The C backend uses __builtin_* functions (e.g. __builtin_sqrtf, __builtin_fmaf) instead of #include <math.h>, so -ffreestanding -nostdlib works without losing math support — these are compiler intrinsics that lower to hardware instructions directly.

External Symbol Resolution

If clang emits a call to an external function (rare — most math is handled by builtins), the loader resolves it via dlsym(RTLD_DEFAULT, name) at load time. This covers cases like memcpy or platform-specific libm symbols that clang might emit instead of inlining.

Branch Veneers (aarch64)

On aarch64, CALL26/JUMP26 relocations encode a PC-relative offset in 26 bits, giving a range of ±128 MiB. On macOS with ASLR, the anonymous mmap region is typically ~2 GB away from system libraries like libm — far beyond this range.

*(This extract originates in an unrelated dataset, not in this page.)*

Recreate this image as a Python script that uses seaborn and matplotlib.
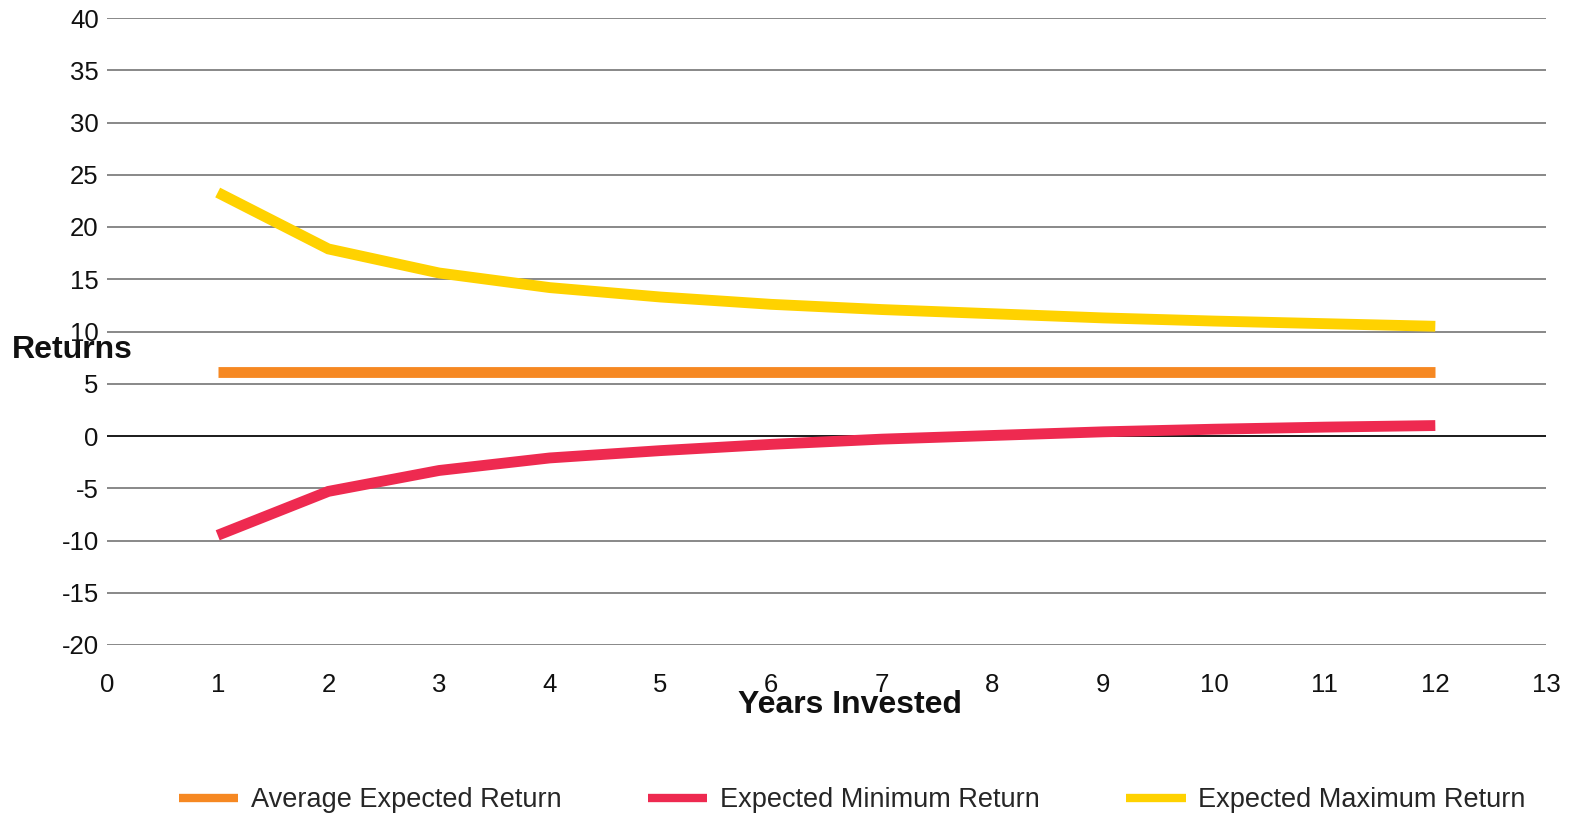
import matplotlib
matplotlib.use("Agg")
import matplotlib.pyplot as plt
from matplotlib.lines import Line2D
import seaborn as sns
import pandas as pd

# Years invested and the projected annual returns (%)
years = [1, 2, 3, 4, 5, 6, 7, 8, 9, 10, 11, 12]
average_return = [6.1] * 12
minimum_return = [-9.5, -5.3, -3.3, -2.1, -1.4, -0.8, -0.3, 0.05, 0.4, 0.65, 0.85, 1.0]
maximum_return = [23.3, 17.9, 15.6, 14.2, 13.3, 12.6, 12.1, 11.7, 11.3, 11.0, 10.75, 10.5]

series_names = ["Average Expected Return", "Expected Minimum Return", "Expected Maximum Return"]
series_colors = ["#F68822", "#EE2A50", "#FFD200"]

y_ticks = list(range(-20, 45, 5))
x_ticks = list(range(0, 14))

df = pd.DataFrame({
    "Years": years * 3,
    "Return": average_return + minimum_return + maximum_return,
    "Series": [series_names[0]] * 12 + [series_names[1]] * 12 + [series_names[2]] * 12,
})

sns.set_theme(style="white")
plt.rcParams["font.family"] = ["Liberation Sans", "DejaVu Sans"]
plt.rcParams["axes.unicode_minus"] = False

fig = plt.figure(figsize=(15.75, 8.15), dpi=100)
ax = fig.add_axes([107 / 1575, 1 - 645 / 815, (1546 - 107) / 1575, (645 - 18) / 815])

# horizontal grid
for yv in y_ticks:
    ax.axhline(yv, color="#1a1a1a" if yv == 0 else "#888888",
               lw=1.4, zorder=1)

sns.lineplot(data=df, x="Years", y="Return", hue="Series",
             hue_order=series_names, palette=series_colors,
             linewidth=7.8, legend=False, ax=ax, zorder=3,
             solid_capstyle="butt", solid_joinstyle="miter")

ax.set_xlim(0, 13)
ax.set_ylim(-20, 40)
ax.set_xticks(x_ticks)
ax.set_yticks(y_ticks)
ax.tick_params(axis="x", length=0, pad=20, labelsize=18.5, labelcolor="#111111")
ax.tick_params(axis="y", length=0, pad=6, labelsize=18.5, labelcolor="#111111")
ax.set_xlabel("")
ax.set_ylabel("")
for s in ax.spines.values():
    s.set_visible(False)

fig.text(12 / 1575, 1 - 350 / 815, "Returns", ha="left", va="center",
         fontsize=23, fontweight="bold", color="#111111")
fig.text(850 / 1575, 1 - 705 / 815, "Years Invested", ha="center", va="center",
         fontsize=23, fontweight="bold", color="#111111")

handles = [Line2D([0], [0], color=c, lw=6, solid_capstyle="butt") for c in series_colors]
fig.legend(handles, series_names, loc="center", bbox_to_anchor=(852 / 1575, 1 - 800 / 815),
           ncol=3, frameon=False, fontsize=19.5, handlelength=2.2, handletextpad=0.45,
           columnspacing=3.2)

fig.savefig("out.png", dpi=100)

When the loader detects an out-of-range CALL26/JUMP26, it emits a veneer (branch trampoline) in a reserved area at the end of the mmap:

LDR X16, [PC, #8] // load 64-bit target address
BR X16 // indirect branch
.quad <address> // full 64-bit address

Veneers are pre-scanned (counted before mmap allocation) and deduplicated — if multiple call sites reference the same external symbol, they share a single veneer.

Platform Register (aarch64)

On macOS and Windows ARM, register x18 is reserved as the platform register. Since we compile with --target=aarch64-none-unknown-elf (bare-metal), the compiler would normally treat x18 as a free GPR. The -ffixed-x18 flag prevents this, avoiding crashes when JIT code runs in a macOS/Windows process.

Instruction Cache Coherence

On x86_64, the instruction and data caches are coherent — writing machine code to memory and jumping to it works without extra steps. On all other architectures, the loader calls __clear_cache(start, end) after mprotect to ensure the instruction cache sees the new code.